Per il Sudafrica, Israele ha violato la Convenzione sul genocidio: la parola alla Corte internazionale di giustizia

Il Sudafrica ricorre alla Corte internazionale di giustizia per le violazioni da parte di Israele, nella Striscia di Gaza, della Convenzione per la prevenzione e la repressione del delitto di genocidio del 1948 (application). Per Pretoria, Israele, nella risposta agli attacchi del gruppo terroristico Hamas del 7 ottobre 2023, avrebbe commesso diversi crimini, inclusi atti configurabili come genocidio (anche sotto il profilo della prevenzione e della punizione) e così ha chiesto alla Corte internazionale di giustizia di intervenire e, in primo luogo, di disporre misure provvisorie nei confronti di Israele proprio al fine di proteggere la popolazione palestinese e di garantire il rispetto degli obblighi convenzionali da parte di Tel Aviv. Per il Sudafrica sono stati compiuti atti, nonché omissioni, con l’intento specifico di distruggere un gruppo di palestinesi, residenti a Gaza, con un rischio di danni irreparabili per il gruppo e di impunità per gli autori di crimini.

Per il Sudafrica, che ha richiamato diverse dichiarazioni rese dalle autorità israeliane dalle quali è emersa una retorica genocidiaria, la competenza della Corte internazionale di giustizia è da rinvenire nell’articolo 36, paragrafo 1 dello Statuto della Corte e nell’articolo IX della Convenzione sul genocidio, ratificata sia da Israele sia dal Sudafrica che, proprio in ragione del fatto di essere vincolato alla Convenzione, ha deciso di rivolgersi alla Corte internazionale di giustizia. Inoltre, il Governo sudafricano ha ricordato che il divieto di genocidio è contenuto in una norma di ius cogens e sussiste un obbligo erga omnes per impedire la realizzazione di atti di genocidio. Questo quadro normativo, per il Sudafrica, giustifica il ricorso alla Corte. Israele, dal canto suo, ha respinto (MFA response to South African appeal to the CIJ) come oltraggiose le accuse di violazione della Convenzione e della commissione di atti di genocidio, sostenendo di aver adottato diverse misure per ridurre il numero di vittime tra i civili (misure, evidentemente, fallimentari, considerando l’alto numero di vittime anche tra bambini).

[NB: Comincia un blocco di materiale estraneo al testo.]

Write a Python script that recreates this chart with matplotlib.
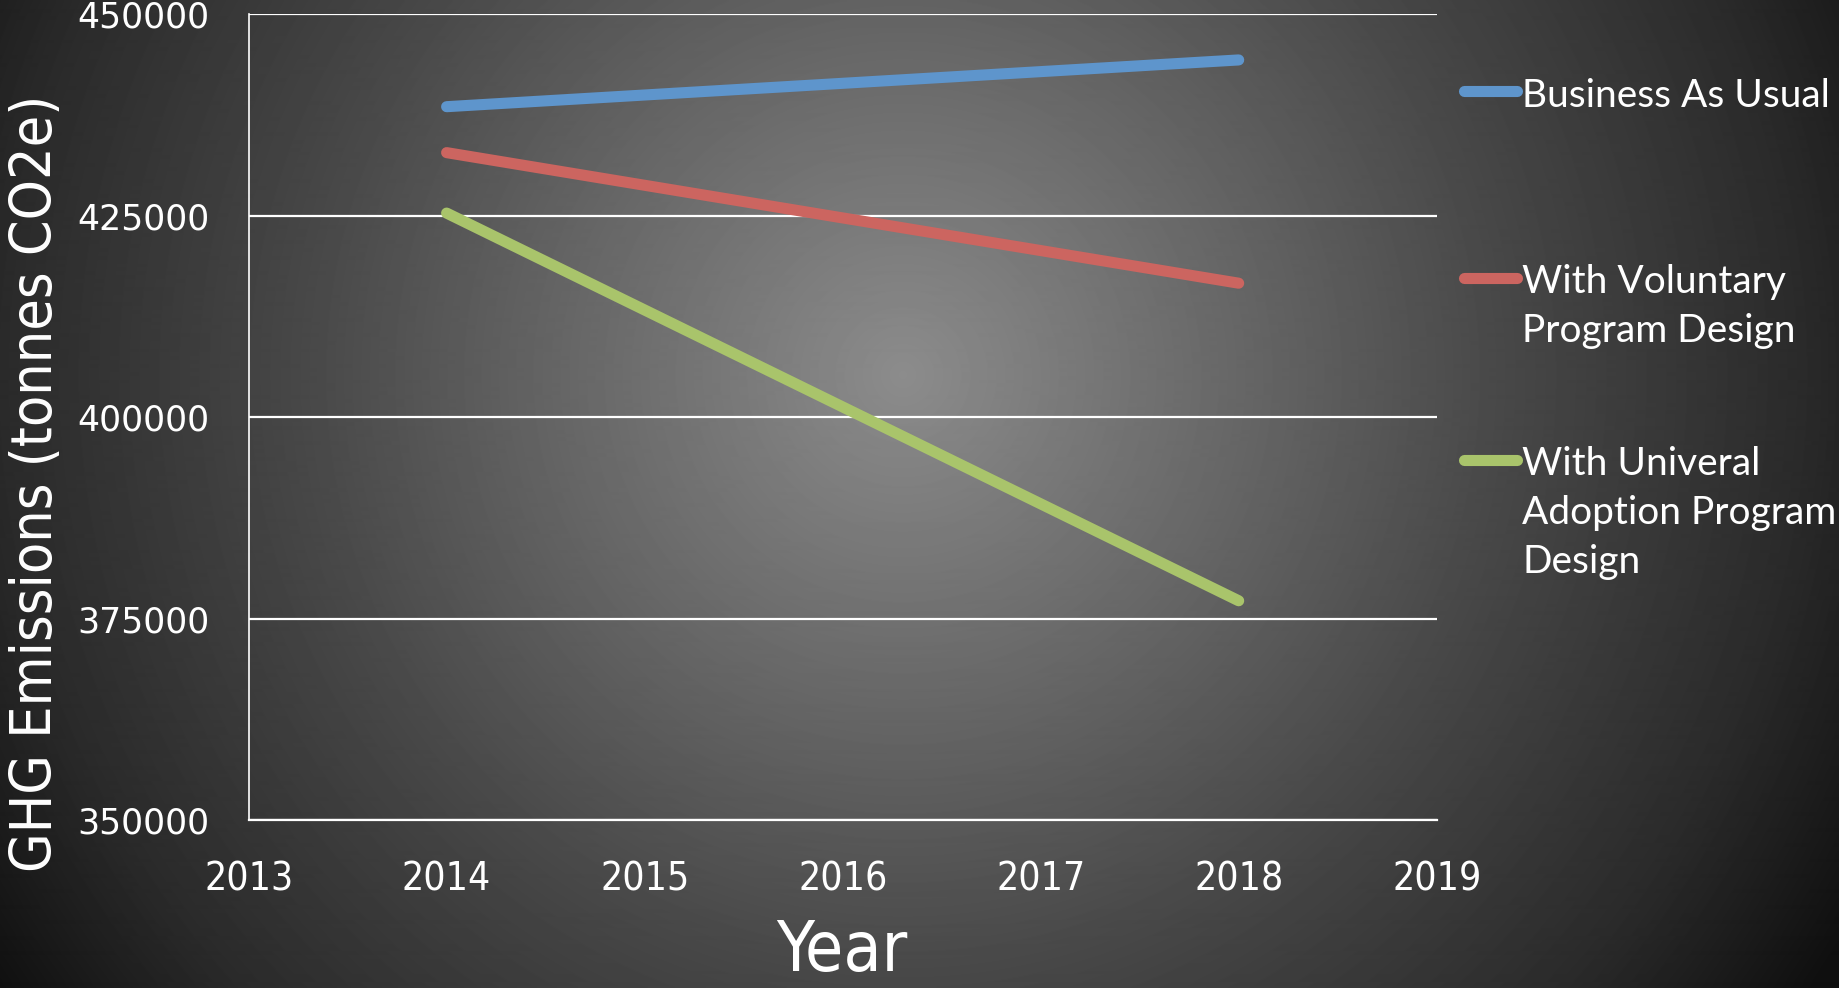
import numpy as np
import matplotlib
matplotlib.use("Agg")
import matplotlib.pyplot as plt
from matplotlib import font_manager
from matplotlib.font_manager import FontProperties
from matplotlib.lines import Line2D

# emissions scenarios, tonnes CO2e
years = [2014, 2018]
business_as_usual = [438500, 444300]
voluntary_program = [432800, 416600]
universal_program = [425300, 377200]

series_labels = ["Business As Usual",
                 "With Voluntary\nProgram Design",
                 "With Univeral\nAdoption Program\nDesign"]
series_colors = ["#5e95cc", "#cc6560", "#a9c46b"]

x_ticks = [2013, 2014, 2015, 2016, 2017, 2018, 2019]
y_ticks = [350000, 375000, 400000, 425000, 450000]


def narrow_font():
    files = [f.fname for f in font_manager.fontManager.ttflist]
    for key in ["DejaVuSansCondensed.ttf", "LiberationSansNarrow-Regular.ttf"]:
        for path in files:
            if path.endswith(key):
                return FontProperties(fname=path)
    return FontProperties(family="Roboto")


def sized(fp, size):
    fp = fp.copy()
    fp.set_size(size)
    return fp


installed = {f.name for f in font_manager.fontManager.ttflist}
legend_font = "Lato" if "Lato" in installed else "DejaVu Sans"
narrow = narrow_font()

W, H = 1839, 988
fig = plt.figure(figsize=(W / 100, H / 100), dpi=100)

# radial grey backdrop
bg = fig.add_axes([0, 0, 1, 1], zorder=-10)
yy, xx = np.mgrid[0:H, 0:W]
r = np.hypot(xx - 903, yy - 375)
shade = np.interp(r, [0, 375, 600, 903, 1100], [140, 98, 72, 42, 15]) / 255
bg.imshow(shade, cmap="gray", vmin=0, vmax=1, aspect="auto",
          extent=[0, 1, 0, 1], interpolation="bilinear")
bg.axis("off")

ax = fig.add_axes([248.6 / W, 1 - 820 / H, (1436.7 - 248.6) / W, (820 - 14) / H])
ax.set_facecolor("none")

for vals, col in zip([business_as_usual, voluntary_program, universal_program], series_colors):
    ax.plot(years, vals, color=col, lw=8, solid_capstyle="round", zorder=3)

ax.set_xlim(2013, 2019)
ax.set_ylim(350000, 450000)
ax.set_xticks(x_ticks)
ax.set_yticks(y_ticks)
ax.set_xticklabels([str(x) for x in x_ticks], fontproperties=sized(narrow, 28), color="white")
ax.set_yticklabels([str(y) for y in y_ticks], family="DejaVu Sans", fontsize=25, color="white")
ax.tick_params(axis="x", length=0, pad=29)
ax.tick_params(axis="y", length=0, pad=28)

ax.grid(axis="y", color="white", lw=1.6, zorder=1)
ax.grid(axis="x", visible=False)
for side in ["top", "right"]:
    ax.spines[side].set_visible(False)
ax.spines["left"].set_color("white")
ax.spines["left"].set_linewidth(1.2)
ax.spines["bottom"].set_color("white")
ax.spines["bottom"].set_linewidth(1.6)

fig.text(37 / W, 1 - 483 / H, "GHG Emissions (tonnes CO2e)", rotation=90,
         fontproperties=sized(narrow, 41), color="white", ha="center", va="center")
fig.text(842 / W, 1 - 971 / H, "Year", fontproperties=sized(narrow, 50),
         color="white", ha="center", va="baseline")

# legend drawn by hand so each swatch sits on the first text line
legend_y = [91.5, 278, 460]
for lab, col, y in zip(series_labels, series_colors, legend_y):
    fig.add_artist(Line2D([1464 / W, 1517 / W], [1 - y / H, 1 - y / H], color=col, lw=8,
                          solid_capstyle="round", transform=fig.transFigure))
    fig.text(1522 / W, 1 - (y - 14) / H, lab, family=legend_font, fontsize=28,
             color="white", va="top", ha="left", linespacing=1.45)

fig.savefig("out.png", dpi=100)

Le prime udienze si terranno all’Aja l’11 e il 12 gennaio 2024. Resta da vedere se la strategia giudiziaria del Sudafrica potrà avere risultati anche concreti: certo, la richiesta delle misure provvisorie permetterà al Sudafrica di ottenere una pronuncia in tempi rapidi, seppure non di merito, perché la Corte deve unicamente verificare se, prima facie, sussista la propria competenza al fine dell’adozione di queste misure, senza che l’ordinanza su tale richiesta possa pregiudicare la questione della giurisdizione sul merito. Resta poi da vedere se, qualora la Corte dovesse adottare le misure provvisorie, Tel Aviv darà seguito all’ordinanza della Corte. Non si può dire che, in casi analoghi, vi siano stati risultati favorevoli: la Corte internazionale di giustizia ha già adottato misure provvisorie nel caso Ucraina contro Russia, con l’immediata richiesta di cessazione delle operazioni militari rivolta a Mosca (ordinanza del 16 marzo 2023, Ucraina c. Russia), nel caso Gambia contro Myanmar (ordinanza del 23 gennaio 2020, Gambia c. Myanmar), nel caso Armenia c. Azerbaijan (ordinanza del 22 febbraio 2023Armenia c. Azerbaijan): in nessuna di queste vicende gli Stati “sconfitti” hanno eseguito le misure imposte dalla Corte. L’eventuale ordinanza della Corte rischia così di avere un valore puramente simbolico e politico, seppure molto rilevante anche per il posizionamento dell’opinione pubblica e degli Stati che oggi supportano con armi Israele.